Volkswagen controls 33 percent of the market, while GM trails in second place with just under 10 percent. Ford figures were not available.

But with around $10 billion in investment in the auto sector due to come on line over the next few years, some analysts questioned if Ford would ever see a return on its money.

"More and more cars are coming out, and we've already seen major price cuts last year," said Lin Wenjun at Capital International Holdings. "Ford's current models in China are just not competitive, and it's unlikely new ones will be either."

Ford and GM have been slugging it out at home and are now taking their battle to China.

Now the smaller U.S. automaker is fleshing out its offerings with luxury sedans and SUVs.

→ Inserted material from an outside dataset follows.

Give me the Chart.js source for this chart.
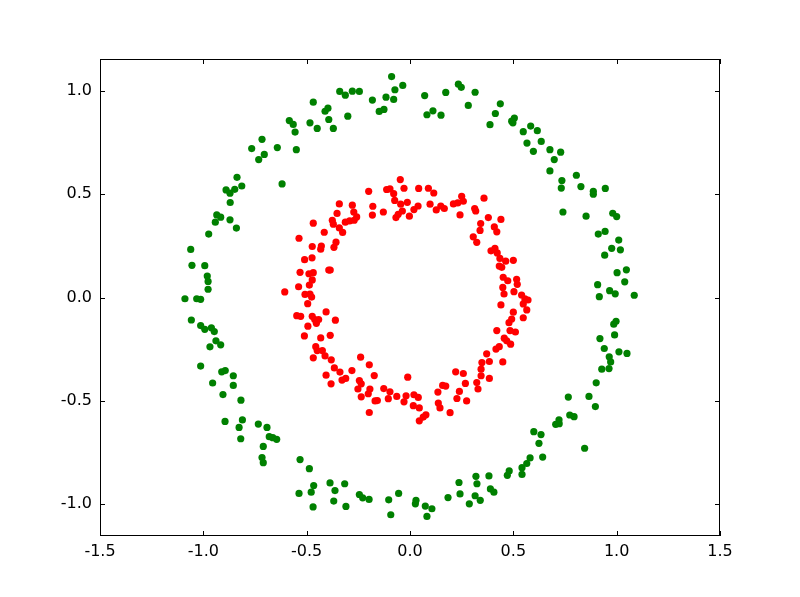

The company, which rolled out its Maverick and Mondeo models in China last year, plans to launch a model each year on the mainland and eventually sell a full range of cars in the country.

Its other worldwide brands include Lincoln, Mercury, Land Rover, Volvo, Jaguar and Aston Martin.

Mazda Motor Corp., of which Ford holds 33 percent, has said it would cooperate with the U.S. auto maker as it maps out a strategy for China.

Changan Ford spokeswoman Marina Guo declined to say if the Nanjing plant would be built in concert with Mazda but said the plant was always looking for opportunities to work with Mazda.